In some endemic areas, officials have advised people to just delay pregnancy. El Salvador, for example, has advised a wait of two years. The health secretary of Puerto Rico has promoted a delay, and as of early June, the World Health Organization has as well. The CDC has made no such recommendation, though Hotez thinks perhaps it should have.
“If you’re living in an area where there’s a high concentration of Aedes aegypti, think about delaying pregnancy this summer,” he says.
After this season, he thinks, the risk should go down, but if Zika goes the way of dengue and chikungunya, and lingers in affected regions, continuing to have seasonal flare-ups, the risk of birth defects won’t go away completely. For people who live in at-risk areas, Zika planning may become part of family planning for the foreseeable future.
“I believe that some kind of rapid testing will emerge and maybe become part of protocols around pregnancy,” Laguens says.

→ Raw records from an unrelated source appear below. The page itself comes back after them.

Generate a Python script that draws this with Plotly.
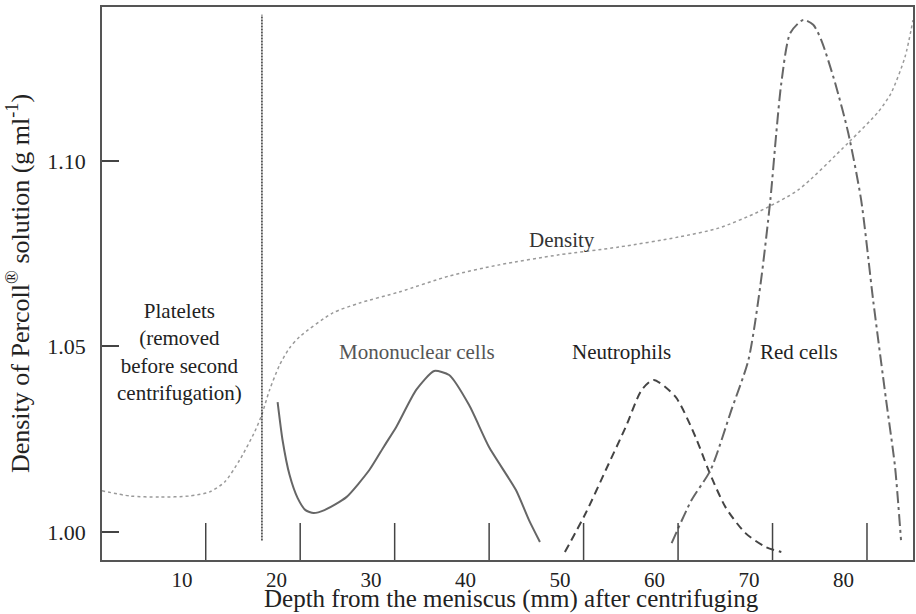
import plotly.graph_objects as go

# ---- data ----
density_x = [1.52, 4.48, 7.64, 10.81, 12.92, 14.51, 16.09, 17.68, 18.42, 19.26, 20.32, 21.37,
             22.43, 25.91, 28.76, 32.99, 38.27, 43.55, 49.88, 56.22, 62.55, 66.78, 71.00,
             75.22, 80.51, 83.68, 85.05, 86.52, 87.37]
density_y = [1.0111, 1.0097, 1.0094, 1.0097, 1.0108, 1.0135, 1.0194, 1.0270, 1.0315, 1.0383,
             1.0450, 1.0496, 1.0526, 1.0590, 1.0617, 1.0647, 1.0690, 1.0720, 1.0747, 1.0768,
             1.0795, 1.0819, 1.0863, 1.0922, 1.1049, 1.1132, 1.1183, 1.1280, 1.1380]

mono_x = [20.11, 20.63, 21.37, 22.22, 23.06, 23.91, 25.07, 27.39, 29.82, 31.40, 32.67, 34.78,
          36.68, 38.27, 40.38, 42.49, 45.34, 46.72, 47.88]
mono_y = [1.0350, 1.0248, 1.0154, 1.0092, 1.0059, 1.0051, 1.0059, 1.0094, 1.0167, 1.0232,
          1.0283, 1.0383, 1.0434, 1.0423, 1.0342, 1.0229, 1.0113, 1.0032, 0.9973]

neut_x = [50.52, 52.73, 54.85, 56.96, 58.65, 59.91, 62.24, 64.35, 65.72, 67.52, 69.63, 71.74, 73.43]
neut_y = [0.9946, 1.0051, 1.0167, 1.0283, 1.0383, 1.0410, 1.0364, 1.0256, 1.0167, 1.0067,
          0.9997, 0.9960, 0.9946]

red_x = [61.82, 63.93, 65.94, 68.15, 69.95, 71.22, 72.27, 72.90, 73.43, 74.38, 75.75, 76.81,
         77.66, 79.13, 80.51, 81.88, 83.15, 84.52, 85.47, 86.10]
red_y = [0.9970, 1.0086, 1.0167, 1.0329, 1.0464, 1.0666, 1.0895, 1.1076, 1.1210, 1.1345,
         1.1380, 1.1367, 1.1326, 1.1210, 1.1076, 1.0895, 1.0625, 1.0356, 1.0175, 0.9978]

separator_x = [18.45, 18.45]
separator_y = [0.9977, 1.1394]

x_tick_values = [10, 20, 30, 40, 50, 60, 70, 80]
x_tick_labels = ["10", "20", "30", "40", "50", "60", "70", "80"]
x_tick_marks = [12.5, 22.5, 32.5, 42.5, 52.5, 62.5, 72.5, 82.5]
y_tick_values = [1.00, 1.05, 1.10]
y_tick_labels = ["1.00", "1.05", "1.10"]

x_title = "Depth from the meniscus (mm) after centrifuging"
y_title = "Density of Percoll<sup>®</sup> solution (g ml<sup>-1</sup>)"

labels = [
    ("Platelets<br>(removed<br>before second<br>centrifugation)", 9.76, 1.0485, "#222222"),
    ("Density", 50.2, 1.0787, "#333333"),
    ("Mononuclear cells", 34.89, 1.0485, "#555555"),
    ("Neutrophils", 56.54, 1.0485, "#222222"),
    ("Red cells", 75.33, 1.0485, "#222222"),
]

X_RANGE = [1.52, 87.37]
Y_RANGE = [0.99245, 1.14151]

FONT = "Liberation Serif, Times New Roman, serif"

fig = go.Figure()

fig.add_trace(go.Scatter(x=density_x, y=density_y, mode="lines",
                         line=dict(color="#9a9a9a", width=1.5, dash="dot", shape="spline", smoothing=0.7),
                         hoverinfo="skip"))
fig.add_trace(go.Scatter(x=mono_x, y=mono_y, mode="lines",
                         line=dict(color="#666666", width=2, shape="spline", smoothing=0.6),
                         hoverinfo="skip"))
fig.add_trace(go.Scatter(x=neut_x, y=neut_y, mode="lines",
                         line=dict(color="#444444", width=2, dash="8px,5px", shape="spline", smoothing=0.7),
                         hoverinfo="skip"))
fig.add_trace(go.Scatter(x=red_x, y=red_y, mode="lines",
                         line=dict(color="#666666", width=2, dash="12px,4px,3px,4px", shape="spline", smoothing=0.7),
                         hoverinfo="skip"))
fig.add_trace(go.Scatter(x=separator_x, y=separator_y, mode="lines",
                         line=dict(color="#333333", width=1.5, dash="2px,1px"),
                         hoverinfo="skip"))

# inward bottom tick marks (offset from labels as in the reference)
for tx in x_tick_marks:
    fig.add_shape(type="line", xref="x", yref="paper", x0=tx, x1=tx, y0=0, y1=37 / 553,
                  line=dict(color="#444444", width=1.5))

for text, lx, ly, col in labels:
    fig.add_annotation(x=lx, y=ly, xref="x", yref="y", text=text, showarrow=False,
                       font=dict(family=FONT, size=21, color=col), align="center")

# x-axis title placed just below the tick labels, as in the reference
fig.add_annotation(x=(513 - 102) / 813, y=-(599 - 560) / 553, xref="paper", yref="paper",
                   text=x_title, showarrow=False, xanchor="center", yanchor="middle",
                   font=dict(family=FONT, size=25, color="#222222"))

fig.update_layout(
    width=916, height=614,
    margin=dict(l=102, r=1, t=7, b=54),
    paper_bgcolor="white", plot_bgcolor="white",
    showlegend=False,
    font=dict(family=FONT, color="#222222"),
)

fig.update_xaxes(
    range=X_RANGE, tickmode="array", tickvals=x_tick_values, ticktext=x_tick_labels,
    ticks="", showgrid=False, zeroline=False,
    showline=True, linecolor="#555555", linewidth=1.5, mirror=True,
    tickfont=dict(family=FONT, size=21, color="#222222"), ticklabelstandoff=0,
)
fig.update_yaxes(
    range=Y_RANGE, tickmode="array", tickvals=y_tick_values, ticktext=y_tick_labels,
    ticks="inside", ticklen=17, tickwidth=1.5, tickcolor="#444444",
    showgrid=False, zeroline=False,
    showline=True, linecolor="#555555", linewidth=1.5, mirror=True,
    tickfont=dict(family=FONT, size=22, color="#222222"), ticklabelstandoff=10,
    title=dict(text=y_title, font=dict(family=FONT, size=26, color="#222222"), standoff=10),
)

fig.write_html("out.html")
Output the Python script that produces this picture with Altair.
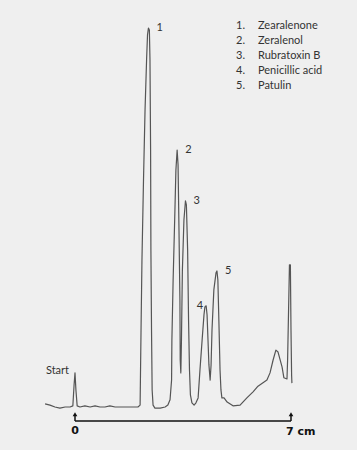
import altair as alt
import pandas as pd

# ---- chromatogram trace: migration distance (cm) vs detector signal (% of largest peak)
trace_cm = [-0.97, -0.81, -0.65, -0.49, -0.32, -0.16, -0.07, -0.03, 0.00, 0.03, 0.07,
            0.16, 0.32, 0.49, 0.65, 0.81, 0.97, 1.13, 1.30, 1.46, 1.62, 1.78, 1.94, 2.04,
            2.11, 2.12, 2.14, 2.17, 2.22, 2.27, 2.32, 2.35, 2.38, 2.41, 2.43, 2.45, 2.46,
            2.48, 2.50, 2.53, 2.59, 2.76, 2.92, 3.01,
            3.08, 3.13, 3.14, 3.18, 3.23, 3.27, 3.31, 3.34, 3.37, 3.40, 3.41, 3.43, 3.45,
            3.48, 3.53, 3.58, 3.61, 3.65, 3.68, 3.71, 3.74, 3.79, 3.86, 3.92,
            3.99, 4.05, 4.12, 4.18, 4.21, 4.25, 4.28, 4.31, 4.34, 4.38, 4.41, 4.44, 4.50,
            4.57, 4.60, 4.63, 4.67, 4.70, 4.73, 4.76, 4.83, 4.93, 5.12, 5.35, 5.57, 5.77,
            5.93, 6.22, 6.32, 6.42, 6.51, 6.58, 6.71, 6.77, 6.87, 6.89, 6.95, 6.98, 7.00,
            7.02, 7.03]
trace_signal = [0.8, 0.5, 0.0, -0.3, 0.0, 0.0, 0.3, 5.8, 9.0, 4.5, 0.3,
                0.0, 0.3, 0.0, 0.3, 0.0, 0.0, 0.3, 0.0, 0.0, 0.0, 0.0, 0.0, 0.0,
                0.5, 7.1, 20.3, 38.8, 59.9, 78.4, 91.6, 98.2, 100.0, 99.5, 91.6, 67.8, 41.4,
                20.3, 4.5, 0.5, -0.3, -0.3, 0.0, 0.5,
                1.9, 7.1, 17.7, 33.5, 49.3, 62.5, 67.8, 63.9, 46.7, 28.2, 12.4, 9.0, 17.7,
                36.1, 49.3, 54.4, 53.3, 41.4, 23.0, 9.8, 3.2, 1.1, 0.5, 1.1,
                2.4, 9.8, 17.7, 24.3, 26.4, 26.7, 24.3, 17.7, 11.1, 7.1, 11.1, 20.3, 30.9,
                35.4, 35.9, 33.5, 20.3, 9.8, 4.5, 2.4, 2.4, 1.3, 0.3, 0.5, 2.4, 4.0,
                5.5, 7.1, 9.0, 12.4, 15.0, 14.5, 10.6, 7.7, 7.4, 12.4, 37.5, 37.5, 20.3,
                8.4, 6.3]

# ---- peak labels
peak_ids = ["1", "2", "3", "4", "5"]
peak_cm = [2.38, 3.31, 3.58, 4.25, 4.60]
peak_signal = [100.0, 67.8, 54.4, 26.7, 35.9]

# ---- legend
legend_nums = ["1.", "2.", "3.", "4.", "5."]
compounds = ["Zearalenone", "Zeralenol", "Rubratoxin B", "Penicillic acid", "Patulin"]

# ---- distance scale
start_label = "Start"
axis_start_cm = 0
axis_end_cm = 7
axis_labels = ["0", "7 cm"]

W, H = 357, 450
xs = alt.Scale(domain=[-2.4306, 9.139], nice=False, zero=False)
ys = alt.Scale(domain=[-11.35, 107.39], nice=False, zero=False)
FONT = "Lato"
TXT = "#333333"

trace_df = pd.DataFrame({"cm": trace_cm, "signal": trace_signal,
                         "i": list(range(len(trace_cm)))})
line = alt.Chart(trace_df).mark_line(
    color="#555555", strokeWidth=1.2, strokeJoin="round"
).encode(
    x=alt.X("cm:Q", scale=xs, axis=None),
    y=alt.Y("signal:Q", scale=ys, axis=None),
    order="i:Q",
)

peaks_df = pd.DataFrame({"id": peak_ids, "cm": peak_cm, "signal": peak_signal})
peak_base = alt.Chart(peaks_df).encode(
    x=alt.X("cm:Q", scale=xs), y=alt.Y("signal:Q", scale=ys), text="id:N")
labels_right = peak_base.transform_filter("datum.id != '4'").mark_text(
    align="left", baseline="middle", dx=8, fontSize=11, font=FONT, color=TXT)
labels_left = peak_base.transform_filter("datum.id == '4'").mark_text(
    align="right", baseline="middle", dx=-3, fontSize=11, font=FONT, color=TXT)

start_df = pd.DataFrame({"cm": [axis_start_cm], "signal": [0.0], "t": [start_label]})
start_txt = alt.Chart(start_df).mark_text(
    align="right", baseline="middle", dx=-6, dy=-36, fontSize=11, font=FONT, color=TXT
).encode(x=alt.X("cm:Q", scale=xs), y=alt.Y("signal:Q", scale=ys), text="t:N")

leg_df = pd.DataFrame({"num": legend_nums, "name": compounds,
                       "row": list(range(len(compounds)))})
leg_base = alt.Chart(leg_df).transform_calculate(
    ly="100.5 - 3.96 * datum.row")
leg_nums = leg_base.mark_text(
    align="right", baseline="middle", fontSize=11, font=FONT, color=TXT
).encode(x=alt.value(245), y=alt.Y("ly:Q", scale=ys), text="num:N")
leg_names = leg_base.mark_text(
    align="left", baseline="middle", fontSize=11, font=FONT, color=TXT
).encode(x=alt.value(258), y=alt.Y("ly:Q", scale=ys), text="name:N")

# distance axis with arrows
AXY = -3.7
axis_df = pd.DataFrame({"a": [axis_start_cm], "b": [axis_end_cm], "y": [AXY]})
hline = alt.Chart(axis_df).mark_rule(color="#111111", strokeWidth=1.3).encode(
    x=alt.X("a:Q", scale=xs), x2="b:Q", y=alt.Y("y:Q", scale=ys))
ends_df = pd.DataFrame({"cm": [axis_start_cm, axis_end_cm], "y": [AXY, AXY],
                        "y2": [-1.9, -1.9], "lab": axis_labels})
vlines = alt.Chart(ends_df).mark_rule(color="#111111", strokeWidth=1.5).encode(
    x=alt.X("cm:Q", scale=xs), y=alt.Y("y:Q", scale=ys), y2="y2:Q")
heads = alt.Chart(ends_df).mark_point(
    shape="triangle-up", filled=True, size=22, color="#111111", opacity=1
).encode(x=alt.X("cm:Q", scale=xs), y=alt.Y("y2:Q", scale=ys))
lab0 = alt.Chart(ends_df).transform_filter("datum.cm == 0").mark_text(
    align="center", baseline="middle", dy=10, fontSize=11, fontWeight="bold",
    font="DejaVu Sans", color="#111111"
).encode(x=alt.X("cm:Q", scale=xs), y=alt.Y("y:Q", scale=ys), text="lab:N")
lab7 = alt.Chart(ends_df).transform_filter("datum.cm == 7").mark_text(
    align="left", baseline="middle", dx=-5, dy=11, fontSize=11, fontWeight="bold",
    font="DejaVu Sans", color="#111111"
).encode(x=alt.X("cm:Q", scale=xs), y=alt.Y("y:Q", scale=ys), text="lab:N")

chart = alt.layer(
    line, labels_right, labels_left, start_txt, leg_nums, leg_names,
    hline, vlines, heads, lab0, lab7
).properties(
    width=W, height=H, background="#ffffff",
    padding={"left": 0, "top": 0, "right": 4, "bottom": 0},
    autosize=alt.AutoSizeParams(type="none"),
).configure_view(stroke=None, fill="#efefef")

chart.save("out.html", embed_options={"renderer": "svg", "actions": False})
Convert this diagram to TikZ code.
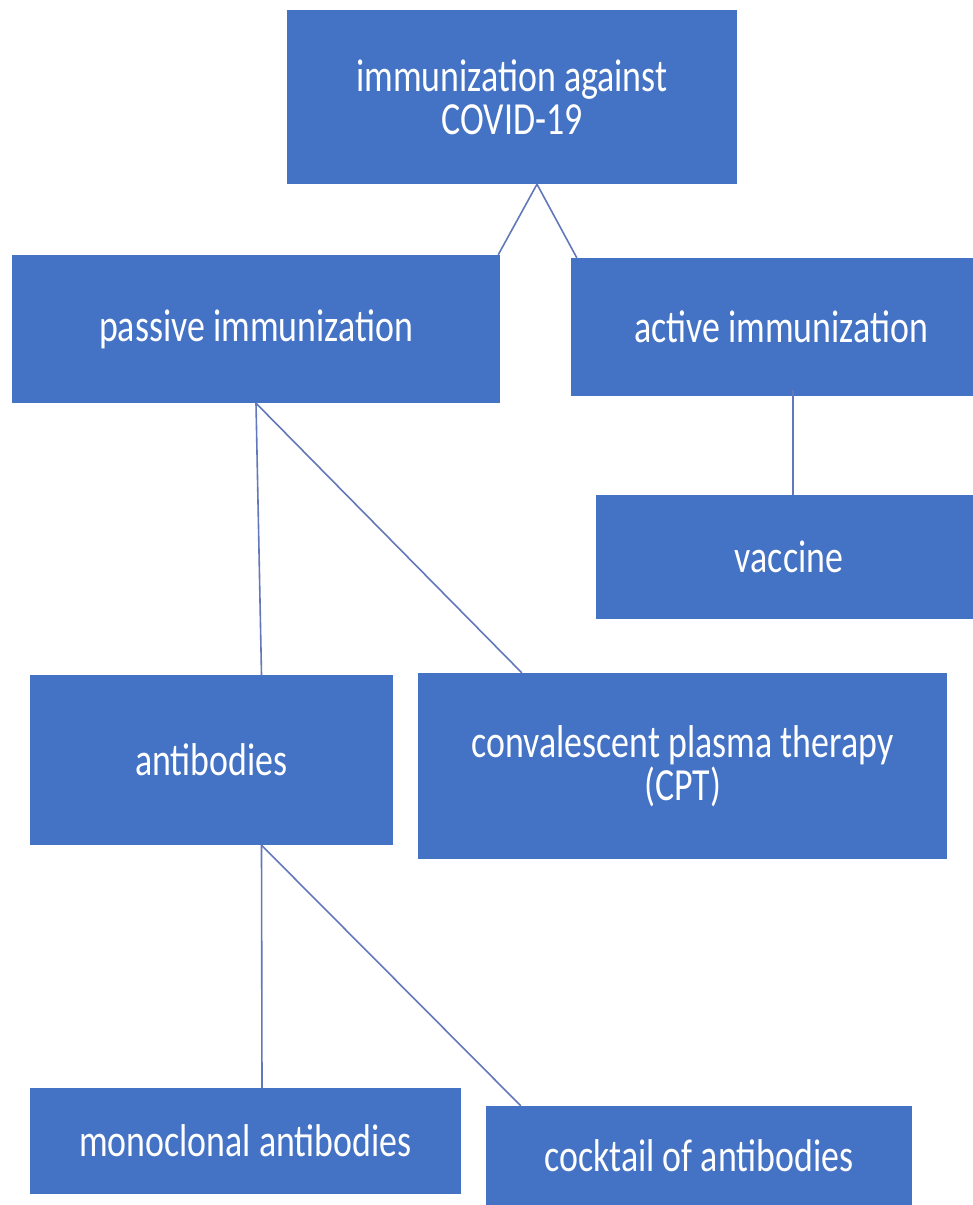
\documentclass[tikz,border=0pt]{standalone}
\usepackage{fontspec}
\newfontfamily\boxfont{Carlito}[FakeStretch=0.78]
\usetikzlibrary{positioning}
\definecolor{boxblue}{RGB}{68,114,196}
\definecolor{linkblue}{RGB}{98,120,186}

\begin{document}
\begin{tikzpicture}[x=1pt,y=-1pt,
    box/.style={rectangle,fill=boxblue,text=white,inner sep=0pt,align=center,
        font=\boxfont\fontsize{46}{43}\selectfont},
    link/.style={draw=linkblue,line width=1.6pt}]
    \useasboundingbox (0,0) rectangle (973,1205);
    % boxes
    \node[box,minimum width=450,minimum height=174] (top) at (512,97) {immunization against\\COVID-19};
    \node[box,minimum width=488,minimum height=148] (passive) at (256,329) {passive immunization};
    \node[box,minimum width=420,minimum height=138] (active) at (781,327) {active immunization};
    \node[box,minimum width=386,minimum height=124] (vaccine) at (789,557) {vaccine};
    \node[box,minimum width=363,minimum height=170] (antibodies) at (211.5,760) {antibodies};
    \node[box,minimum width=529,minimum height=186] (cpt) at (682.5,766) {convalescent plasma therapy\\(CPT)};
    \node[box,minimum width=431,minimum height=106] (mono) at (245.5,1141) {monoclonal antibodies};
    \node[box,minimum width=426,minimum height=100] (cocktail) at (699,1156) {cocktail of antibodies};
    % connectors
    \draw[link] ([xshift=25]top.south) -- ([xshift=-2]passive.north east);
    \draw[link] ([xshift=25]top.south) -- ([xshift=6]active.north west);
    \draw[link] (passive.south) -- ([xshift=50]antibodies.north);
    \draw[link] (passive.south) -- ([xshift=104]cpt.north west);
    \draw[link] ([xshift=12,yshift=6]active.south) -- ([xshift=4]vaccine.north);
    \draw[link] ([xshift=50]antibodies.south) -- ([xshift=16.5]mono.north);
    \draw[link] ([xshift=50]antibodies.south) -- ([xshift=35]cocktail.north west);
\end{tikzpicture}
\end{document}
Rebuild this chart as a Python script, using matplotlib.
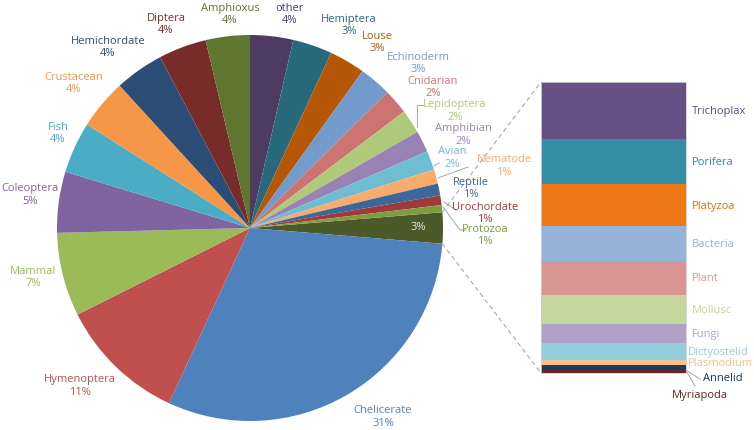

Because even if the U.S. Zika response gets funded with amazing provisions for contraception, even if access to contraception is improved, even if the Public Health gods snapped their fingers and got unintended pregnancy down to zero, it wouldn’t change the fact that some people want to get pregnant. And it’s not reasonable to expect everyone to wait until we totally understand the virus and its risks.
“The most important things that we should think about are: risk assessment, education, and decision-making between whoever’s providing reproductive health services and women and their partners,” says Kimberly Workowski, a professor of medicine at Emory University, who also consults for the CDC on STDs.
“It’s easy if someone doesn’t want to get pregnant, because we’ve got effective contraceptive methods,” Zahn says. “When somebody wants to get pregnant, and is planning that, you do the best you can do.”